Nach langer Reviewabstinenz hat mich die Sichtung von Mel Gibsons Braveheart geradezu innerlich gezwungen, etwas zu diesem Film zu schreiben. Seit erscheinen des Films vor knapp 15 Jahren durfte ich mir immer wieder anhören "Der is so geil, musste gucken!", "Wie, haste noch nich gesehen?", und so hat es sich zugetragen, dass ich dem Film mal eine Chance gegeben habe.
Story setze ich mal als bekannt voraus, daher keine Zusammenfassung an dieser Stelle.
Gut, der Film sieht nett aus, Landschaftsaufnahmen sind Top, Kulissen und Kostüme auch, kann man nicht meckern. Jedoch schaute ich nach einer halben Stunde schon genervt auf das Zählwerk meines Players und dachte mir "Oh Gott, so lange noch?", denn die ersten 45 Minuten des Films ziehen sich wie Kaugummi und strotzen nicht gerade vor Einfallsreichtum. Dazu noch diese romantisch verklärte Darstellung der Schotten als lustiges, tanzendes Völkchen, und den Engländern als fiese, hässliche Spielverderber. Naja.
Die erste Schlacht wirkte wie eine Erleichterung, denn endlich gings mal ab - ganz schön brutal für einen FSK 16er, dachte ich mir, und auch wirklich gut eingefangen. Doch irgendwie finde ich die Geisteshaltung, welche in den Schlachtszenen zum Tragen kommt, etwas bedenklich, so wirken diese auf mich wie ein Statement für kriegerische Auseinandersetzung und die totale Selbstaufgabe, solange ein höheres Ziel (jaja, "Freiheit") dahintersteht. Selbst wenn 2/3 der eigenen Leute am Ende zermatscht darumliegen, ist das scheissegal, denn hauptsache man hat ja gewonnen, und ist seinem Ziel ein Stück näher. Da nützt es dem Film auch nichts mehr, wenn ein englischer General (oder wie hieß sowas damals?) gezeigt wird, der seine Bogenschützen auf die Schotten und gleichzeitig seine eigenen kämpfenden Männer anlegen lässt, und somit die Grausamkeit des Krieges (oder am Ende doch wieder nur die der Engländer?) aufzeigen soll.
Zwischen den Schlachtszenen dümpelt der Film langsam weiter, es geht um Liebe, Verrat, Macht, aber das ist am Ende doch egal, denn Hauptmotive sind weiterhin Rache und (na klar) Freiheit!
Besonders gestört hat mich an Braveheart die Vorhersehbarkeit vieler Szenen und Handlungsstränge (zähle ich jetzt nicht alles auf) sowie das Gefühl, beim Sehen bestimmter Szenen genau zu wissen, welche Intention Gibson mit ihnen beim Zuschauer hatte, diese jedoch nicht "funktionieren" und somit einfach nur platt wirken.

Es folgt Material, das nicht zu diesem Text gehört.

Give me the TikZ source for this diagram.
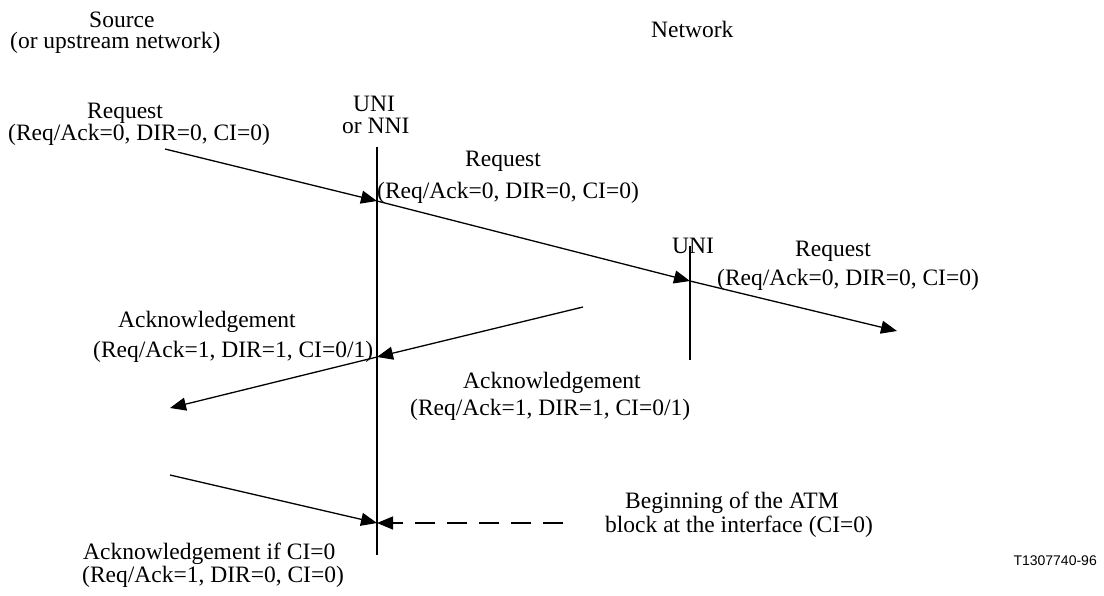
\documentclass[tikz,border=0pt]{standalone}
\usepackage{fontspec}
\setmainfont{Liberation Serif}
\setsansfont{Liberation Sans}
\usetikzlibrary{arrows.meta}
\tikzset{
  lbl/.style={anchor=base west, inner sep=0pt, font=\fontsize{23.5}{22}\selectfont},
  ln/.style={line width=1.3pt},
  arr/.style={ln, -{Triangle[length=16pt,width=13pt]}},
  darr/.style={ln, dash pattern=on 20pt off 12pt, -{Triangle[length=16pt,width=13pt]}},
}
\begin{document}
\begin{tikzpicture}[x=1pt,y=-1pt]
\useasboundingbox (0,0) rectangle (1104,595);
% texts
\node[lbl] (src1) at (89,27) {Source};
\node[lbl] (src2) at (10,48) {(or upstream network)};
\node[lbl] (net) at (651,37) {Network};
\node[lbl] (rq1a) at (87,118) {Request};
\node[lbl] (rq1b) at (8,140) {(Req/Ack=0, DIR=0, CI=0)};
\node[lbl] (uni1a) at (353,111) {UNI};
\node[lbl] (uni1b) at (342,133) {or NNI};
\node[lbl] (rq2a) at (465,166) {Request};
\node[lbl] (rq2b) at (377,198) {(Req/Ack=0, DIR=0, CI=0)};
\node[lbl] (uni2) at (672,253) {UNI};
\node[lbl] (rq3a) at (795,256) {Request};
\node[lbl] (rq3b) at (717,285) {(Req/Ack=0, DIR=0, CI=0)};
\node[lbl] (ack1a) at (118,327) {Acknowledgement};
\node[lbl] (ack1b) at (93,357) {(Req/Ack=1, DIR=1, CI=0/1)};
\node[lbl] (ack2a) at (463,388) {Acknowledgement};
\node[lbl] (ack2b) at (410,415) {(Req/Ack=1, DIR=1, CI=0/1)};
\node[lbl] (beg1) at (625,508) {Beginning of the ATM};
\node[lbl] (beg2) at (605,532) {block at the interface (CI=0)};
\node[lbl] (ack3a) at (83,559) {Acknowledgement if CI=0};
\node[lbl] (ack3b) at (82,582) {(Req/Ack=1, DIR=0, CI=0)};
\node[anchor=base east, inner sep=0pt, font=\sffamily\fontsize{14}{16}\selectfont] (fig) at (1097,565) {T1307740-96};
% coordinates
\coordinate (v1t) at (377,147);
\coordinate (v1b) at (377,555);
\coordinate (v2t) at (690,246);
\coordinate (v2b) at (690,360);
\coordinate (a1s) at (165,149);
\coordinate (a1e) at (377,201);
\coordinate (a2e) at (690,281);
\coordinate (a3e) at (897,331);
\coordinate (k1s) at (583,307);
\coordinate (k1e) at (377,357);
\coordinate (k2e) at (170,408);
\coordinate (a5s) at (170,475);
\coordinate (a5e) at (377,523);
\coordinate (ds) at (563,523);
% lines
\draw[ln] (v1t) -- (v1b);
\draw[ln] (v2t) -- (v2b);
\draw[arr] (a1s) -- (a1e);
\draw[arr] (a1e) -- (a2e);
\draw[arr] (a2e) -- (a3e);
\draw[arr] (k1s) -- (k1e);
\draw[arr] (k1e) -- (k2e);
\draw[arr] (a5s) -- (a5e);
\draw[darr] (ds) -- (a5e);
\end{tikzpicture}
\end{document}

Darüber hinaus nervt die abartige Selbstdarstellung von Mel Gibson, welche mit Folter und Tod seines Charakters ihren Höhepunkt findet (der Mann steht ja anscheinend auf Märtyrer) einfach nur. Er verliert seine Liebe, er leidet, er tut alles für seinen Traum, er wird hintergangen, er stirbt für die Sache - Wir habens verstanden, er ist ein echt super Typ. Kann ja sein, dass Muttis da im Schlübber feucht werden, wenn er halbnackt, schmutzig und verwundet seine Reden schwingt, ich fands überzogen und albern. Ebenso wie den Einsatz der immer gleichen Musik, um in bestimmten Szenen plakativ die Dramatik zu untermauern.
Alles in allem ist Braveheart (schon allein aufgrund der guten handwerklichen Seite aus) aus meiner Sicht kein richtig schlechter Film, jedoch auch nicht das Meisterwerk, zu dem er von vielen Gemacht wird. Die Story und Charaktere (und deren nicht-Entwicklung) sind ähnlich "komplex" wie bei anderen 90er Hollywood Spektakeln à la Independence Day oder Armageddon, hier jedoch auf zeitweise fast unerträglich anmutende 3 Stunden gestreckt. Am Ende auch nichts anderes als brutales Popcornkino, hätte wahrscheinlich bei mir auch besser funktioniert, wenn ich nicht aufgrund der Lobhudelei allernorts so hohe Erwartungen gehabt hätte.